Economic Theory for the New Millennium

Traditional mainstream academic economics, by trying to be a science, has failed to answer major questions about real-life economic behavior. Economics should become a systems profession, such as management, engineering, and medicine. By closely observing the structures and policies in business and government, simulation models can be constructed to answer questions about business cycles, causes of major depressions, inflation, monetary policy, and the validity of descriptive economic theories. A system dynamics model, as a general theory of economic behavior, now endogenously generates business cycles, Kuznets cycles, the economic long wave, and growth. A model is a theory of the behavior that it generates. The economic model provides the theory, thus far missing from economics, for the Great Depression of the 1930s and how such episodes can recur 50 to 70 years apart. Simpler system dynamics models can become the vehicle for a relevant and exciting pre-college economics education. Today I will discuss an alternative to the methods that now dominate the field of academic economics. As seen by most people outside the profession, economics has failed to adequately explain what happens in the real world. A new way to examine economic behavior can grow out of the principles and practices that have been emerging from the field of system dynamics. The usual economic literature presents economics as a science, with economists trying to emulate the hard sciences such as physics. Those attempts to force economics into the mold of a science have not been satisfying.
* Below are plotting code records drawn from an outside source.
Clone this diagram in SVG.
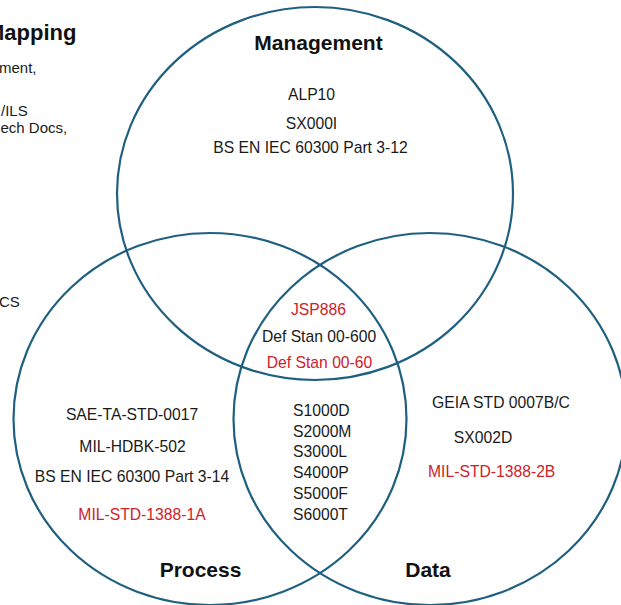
<svg xmlns="http://www.w3.org/2000/svg" width="621" height="605" viewBox="0 0 621 605">
<style>
  .ring { fill: none; stroke: #1f5f80; stroke-width: 2.2; }
  .t { font-family: "Liberation Sans", Arial, sans-serif; font-size: 15.7px; fill: #1a1a1a; text-anchor: middle; }
  .red { fill: #d0202a; }
  .h { font-family: "Liberation Sans", Arial, sans-serif; font-size: 21px; font-weight: bold; fill: #111111; text-anchor: middle; }
  .side { font-size: 15px; }
  .s { text-anchor: start; }
</style>
<rect width="621" height="605" fill="#ffffff"/>
<g id="side-text">
  <text class="h s" x="-14" y="40" style="font-size:22px">Mapping</text>
  <text class="t s side" x="-1" y="73">ment,</text>
  <text class="t s side" x="1" y="116">/ILS</text>
  <text class="t s side" x="0.5" y="133">ech Docs,</text>
  <text class="t s side" x="-1" y="307">CS</text>
</g>
<g id="connectors"></g>
<g id="management">
  <ellipse class="ring" cx="315" cy="193.5" rx="198" ry="186.5"/>
  <text class="h" x="318.5" y="50">Management</text>
  <text class="t" x="311.5" y="99.5">ALP10</text>
  <text class="t" x="311.5" y="128.5">SX000I</text>
  <text class="t" x="310.5" y="152.5">BS EN IEC 60300 Part 3-12</text>
</g>
<g id="process">
  <ellipse class="ring" cx="210" cy="419" rx="196.5" ry="186"/>
  <text class="h" x="200.5" y="577">Process</text>
  <text class="t" x="132" y="419.5">SAE-TA-STD-0017</text>
  <text class="t" x="132.5" y="452">MIL-HDBK-502</text>
  <text class="t" x="132" y="482">BS EN IEC 60300 Part 3-14</text>
  <text class="t red" x="142" y="519.5">MIL-STD-1388-1A</text>
</g>
<g id="data">
  <ellipse class="ring" cx="430" cy="419" rx="196.5" ry="186"/>
  <text class="h" x="428" y="577">Data</text>
  <text class="t" x="501" y="408">GEIA STD 0007B/C</text>
  <text class="t" x="483" y="442.5">SX002D</text>
  <text class="t red" x="491.7" y="477">MIL-STD-1388-2B</text>
</g>
<g id="all-three">
  <text class="t red" x="318.5" y="315">JSP886</text>
  <text class="t" x="319" y="341.5">Def Stan 00-600</text>
  <text class="t red" x="319.5" y="367.5">Def Stan 00-60</text>
</g>
<g id="process-data">
  <text class="t s" x="293" y="416">S1000D</text>
  <text class="t s" x="293" y="437">S2000M</text>
  <text class="t s" x="293" y="457">S3000L</text>
  <text class="t s" x="293" y="478">S4000P</text>
  <text class="t s" x="293" y="499">S5000F</text>
  <text class="t s" x="293" y="520">S6000T</text>
</g>
</svg>
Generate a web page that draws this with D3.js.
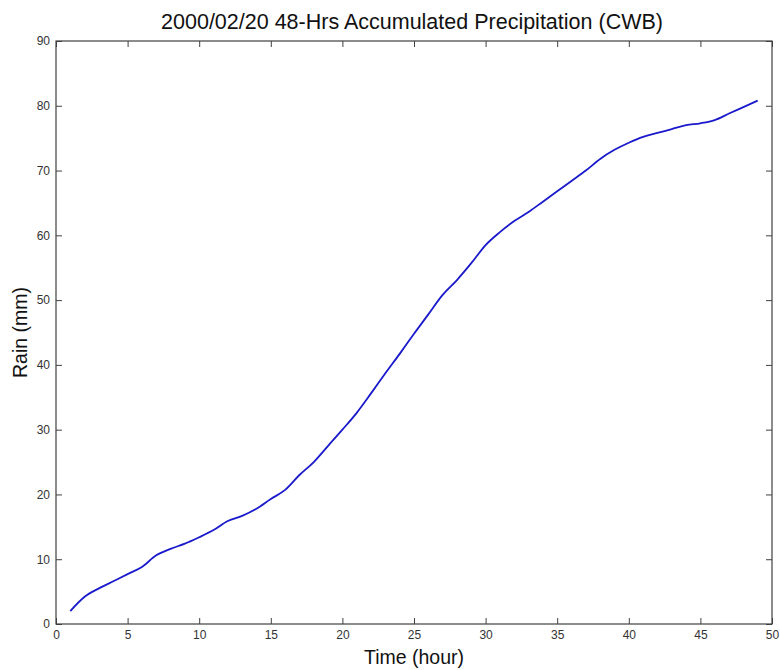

As a result of trying to pose as a science, the field of economics has become substantially detached from real-world behavior, and has tended toward a closed theoretical discipline disconnected from the world it tries to explain. Instead of being a science, I suggest that economics should become a systems profession. As a systems profession, economics would be parallel to management, engineering, and medicine, each of which is based on underlying sciences. An economics systems profession would be based on underlying sciences such as psychology, decision-making, and nonlinear feedback dynamics. As a systems profession, economics would then reach beyond its basic sciences to understand and redesign economic systems.